Print the records below exactly, from the line containing "Clone this diagram in TikZ." down to the line containing "(43,0) -- (43,513);", both lines included, and omit every picture.

========================================

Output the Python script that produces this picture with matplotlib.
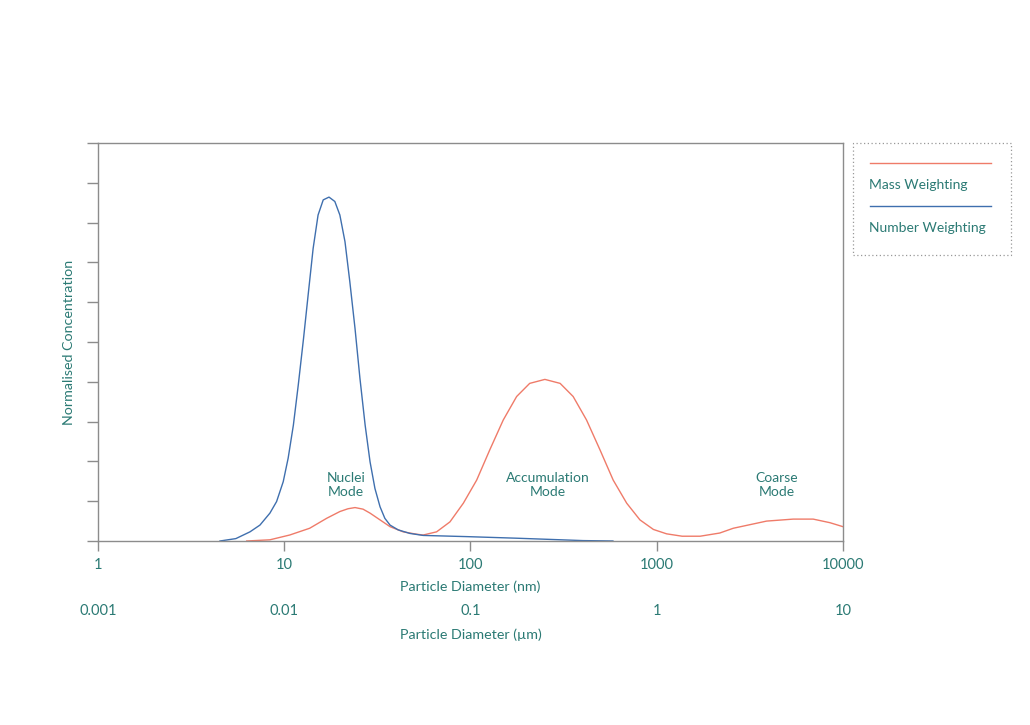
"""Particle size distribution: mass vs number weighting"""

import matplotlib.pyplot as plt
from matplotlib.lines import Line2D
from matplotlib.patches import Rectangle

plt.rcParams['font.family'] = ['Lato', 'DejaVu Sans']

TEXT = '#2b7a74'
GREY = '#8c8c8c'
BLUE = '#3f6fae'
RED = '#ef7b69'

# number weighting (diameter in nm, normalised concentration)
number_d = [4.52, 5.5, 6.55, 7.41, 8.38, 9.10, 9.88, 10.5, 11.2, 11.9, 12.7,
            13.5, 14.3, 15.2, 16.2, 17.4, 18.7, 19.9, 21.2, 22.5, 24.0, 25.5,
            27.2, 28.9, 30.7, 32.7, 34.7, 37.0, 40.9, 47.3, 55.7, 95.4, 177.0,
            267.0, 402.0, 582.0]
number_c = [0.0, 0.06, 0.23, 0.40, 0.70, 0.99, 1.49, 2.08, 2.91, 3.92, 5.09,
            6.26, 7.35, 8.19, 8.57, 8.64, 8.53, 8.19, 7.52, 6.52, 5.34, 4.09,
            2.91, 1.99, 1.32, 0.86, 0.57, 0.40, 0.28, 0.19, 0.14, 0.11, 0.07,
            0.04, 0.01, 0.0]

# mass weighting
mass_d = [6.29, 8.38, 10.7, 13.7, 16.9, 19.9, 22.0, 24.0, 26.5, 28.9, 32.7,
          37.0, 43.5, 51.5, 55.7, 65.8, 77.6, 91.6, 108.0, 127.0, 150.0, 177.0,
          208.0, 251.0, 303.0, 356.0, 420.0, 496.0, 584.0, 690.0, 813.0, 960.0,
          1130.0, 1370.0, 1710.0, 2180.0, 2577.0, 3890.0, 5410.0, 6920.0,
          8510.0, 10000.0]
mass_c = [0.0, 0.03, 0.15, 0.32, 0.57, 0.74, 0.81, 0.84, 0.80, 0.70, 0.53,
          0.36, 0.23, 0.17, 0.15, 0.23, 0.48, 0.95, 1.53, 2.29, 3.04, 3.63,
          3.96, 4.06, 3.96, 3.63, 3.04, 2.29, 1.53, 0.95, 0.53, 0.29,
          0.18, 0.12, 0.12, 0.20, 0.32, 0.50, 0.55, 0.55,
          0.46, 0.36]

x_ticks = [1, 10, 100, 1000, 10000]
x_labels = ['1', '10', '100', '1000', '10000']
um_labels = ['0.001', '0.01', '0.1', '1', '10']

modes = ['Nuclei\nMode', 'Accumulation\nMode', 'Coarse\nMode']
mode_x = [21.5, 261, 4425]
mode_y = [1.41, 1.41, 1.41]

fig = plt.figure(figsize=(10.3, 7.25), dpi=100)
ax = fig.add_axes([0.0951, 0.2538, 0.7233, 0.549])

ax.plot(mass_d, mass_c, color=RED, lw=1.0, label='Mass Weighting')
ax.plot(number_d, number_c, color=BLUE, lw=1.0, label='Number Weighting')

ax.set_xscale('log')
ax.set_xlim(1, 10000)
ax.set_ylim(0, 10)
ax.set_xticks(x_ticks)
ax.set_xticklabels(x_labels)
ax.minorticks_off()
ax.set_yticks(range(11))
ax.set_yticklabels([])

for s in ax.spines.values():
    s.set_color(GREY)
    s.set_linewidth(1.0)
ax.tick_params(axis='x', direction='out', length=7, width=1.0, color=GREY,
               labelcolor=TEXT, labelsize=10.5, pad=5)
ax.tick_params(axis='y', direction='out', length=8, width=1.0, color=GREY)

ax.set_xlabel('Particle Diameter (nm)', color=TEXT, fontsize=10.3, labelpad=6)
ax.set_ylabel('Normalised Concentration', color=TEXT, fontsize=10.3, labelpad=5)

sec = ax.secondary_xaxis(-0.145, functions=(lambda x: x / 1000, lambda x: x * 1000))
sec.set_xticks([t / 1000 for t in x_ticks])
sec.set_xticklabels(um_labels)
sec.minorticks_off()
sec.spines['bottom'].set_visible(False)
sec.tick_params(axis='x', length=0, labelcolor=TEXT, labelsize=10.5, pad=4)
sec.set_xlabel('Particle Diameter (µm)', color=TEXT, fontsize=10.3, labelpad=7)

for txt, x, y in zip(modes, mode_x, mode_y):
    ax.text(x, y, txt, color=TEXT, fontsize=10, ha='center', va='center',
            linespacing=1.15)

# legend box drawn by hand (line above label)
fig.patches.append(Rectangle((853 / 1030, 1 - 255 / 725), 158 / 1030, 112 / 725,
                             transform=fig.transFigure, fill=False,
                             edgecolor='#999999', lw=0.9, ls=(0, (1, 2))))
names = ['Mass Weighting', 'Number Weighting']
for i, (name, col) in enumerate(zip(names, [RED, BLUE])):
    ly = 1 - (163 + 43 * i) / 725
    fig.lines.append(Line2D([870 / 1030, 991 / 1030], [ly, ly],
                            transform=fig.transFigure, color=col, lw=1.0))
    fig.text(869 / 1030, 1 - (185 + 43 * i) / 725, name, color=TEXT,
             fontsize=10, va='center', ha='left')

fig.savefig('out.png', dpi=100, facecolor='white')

========================================

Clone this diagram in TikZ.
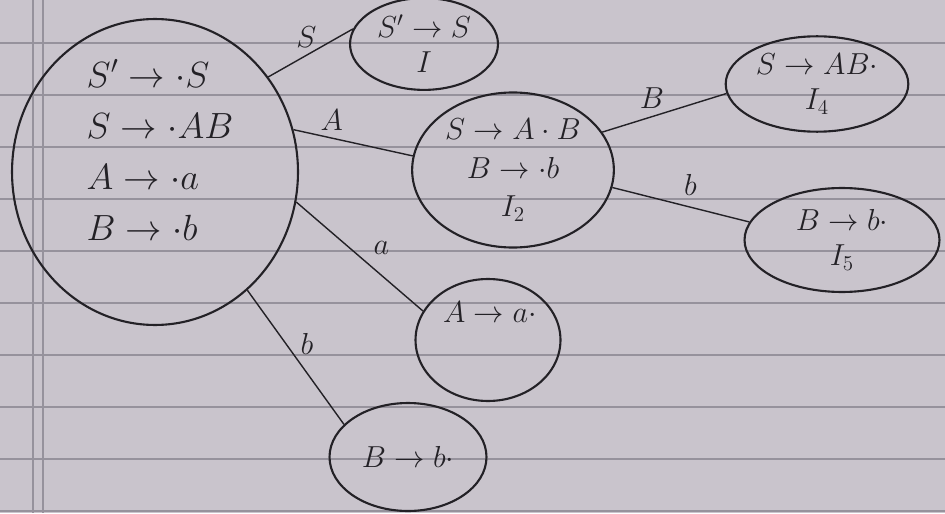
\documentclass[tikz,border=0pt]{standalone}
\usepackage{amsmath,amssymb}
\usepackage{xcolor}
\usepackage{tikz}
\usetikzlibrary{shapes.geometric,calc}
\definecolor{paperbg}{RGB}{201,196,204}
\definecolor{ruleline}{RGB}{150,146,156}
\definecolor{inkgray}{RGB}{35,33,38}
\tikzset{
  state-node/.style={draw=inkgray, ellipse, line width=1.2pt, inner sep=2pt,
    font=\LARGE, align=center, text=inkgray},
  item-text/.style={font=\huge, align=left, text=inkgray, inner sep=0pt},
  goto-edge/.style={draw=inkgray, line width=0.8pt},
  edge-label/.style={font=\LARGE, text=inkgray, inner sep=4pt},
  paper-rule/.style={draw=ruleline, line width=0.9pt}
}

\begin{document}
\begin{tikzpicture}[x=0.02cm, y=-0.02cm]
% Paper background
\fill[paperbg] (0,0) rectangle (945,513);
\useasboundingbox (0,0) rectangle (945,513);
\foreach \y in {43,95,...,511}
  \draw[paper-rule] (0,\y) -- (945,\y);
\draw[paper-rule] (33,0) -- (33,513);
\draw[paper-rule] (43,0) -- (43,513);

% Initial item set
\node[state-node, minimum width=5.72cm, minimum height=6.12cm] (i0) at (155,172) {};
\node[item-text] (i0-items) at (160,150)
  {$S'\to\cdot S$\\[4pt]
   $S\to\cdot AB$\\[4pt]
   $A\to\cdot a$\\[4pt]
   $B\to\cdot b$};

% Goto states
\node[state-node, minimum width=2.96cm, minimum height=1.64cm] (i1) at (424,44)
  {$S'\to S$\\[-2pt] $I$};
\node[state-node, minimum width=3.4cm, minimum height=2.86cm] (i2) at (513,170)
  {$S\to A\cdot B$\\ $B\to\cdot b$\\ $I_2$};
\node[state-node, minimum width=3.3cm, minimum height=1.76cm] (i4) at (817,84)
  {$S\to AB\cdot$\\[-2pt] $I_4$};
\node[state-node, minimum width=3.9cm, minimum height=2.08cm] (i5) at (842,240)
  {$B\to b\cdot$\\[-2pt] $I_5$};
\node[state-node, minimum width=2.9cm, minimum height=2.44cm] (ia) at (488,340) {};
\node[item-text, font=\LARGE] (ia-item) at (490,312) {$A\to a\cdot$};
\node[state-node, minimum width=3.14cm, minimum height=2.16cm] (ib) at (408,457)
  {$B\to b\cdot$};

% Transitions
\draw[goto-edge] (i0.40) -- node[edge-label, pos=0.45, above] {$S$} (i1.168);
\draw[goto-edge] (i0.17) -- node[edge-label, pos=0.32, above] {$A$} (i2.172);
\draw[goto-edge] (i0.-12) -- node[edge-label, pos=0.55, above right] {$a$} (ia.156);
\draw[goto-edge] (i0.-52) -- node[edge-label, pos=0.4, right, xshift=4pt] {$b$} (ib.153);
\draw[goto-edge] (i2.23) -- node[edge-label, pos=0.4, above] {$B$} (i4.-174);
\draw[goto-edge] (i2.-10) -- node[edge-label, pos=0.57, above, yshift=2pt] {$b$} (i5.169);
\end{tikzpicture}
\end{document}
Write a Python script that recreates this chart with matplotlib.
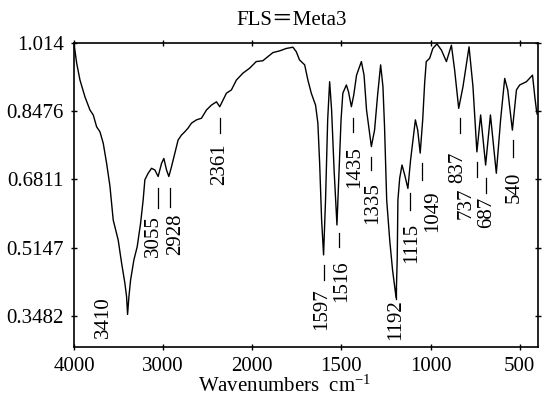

========================================

_THE RESPONSE_
Clone this diagram in TikZ.
\documentclass[tikz,border=0pt]{standalone}
\usepackage{amsmath,amssymb}
\usepackage{xcolor}
\usepackage{tikz}
\usetikzlibrary{shapes.geometric,calc}
\definecolor{paperbg}{RGB}{201,196,204}
\definecolor{ruleline}{RGB}{150,146,156}
\definecolor{inkgray}{RGB}{35,33,38}
\tikzset{
  state-node/.style={draw=inkgray, ellipse, line width=1.2pt, inner sep=2pt,
    font=\LARGE, align=center, text=inkgray},
  item-text/.style={font=\huge, align=left, text=inkgray, inner sep=0pt},
  goto-edge/.style={draw=inkgray, line width=0.8pt},
  edge-label/.style={font=\LARGE, text=inkgray, inner sep=4pt},
  paper-rule/.style={draw=ruleline, line width=0.9pt}
}

\begin{document}
\begin{tikzpicture}[x=0.02cm, y=-0.02cm]
% Paper background
\fill[paperbg] (0,0) rectangle (945,513);
\useasboundingbox (0,0) rectangle (945,513);
\foreach \y in {43,95,...,511}
  \draw[paper-rule] (0,\y) -- (945,\y);
\draw[paper-rule] (33,0) -- (33,513);
\draw[paper-rule] (43,0) -- (43,513);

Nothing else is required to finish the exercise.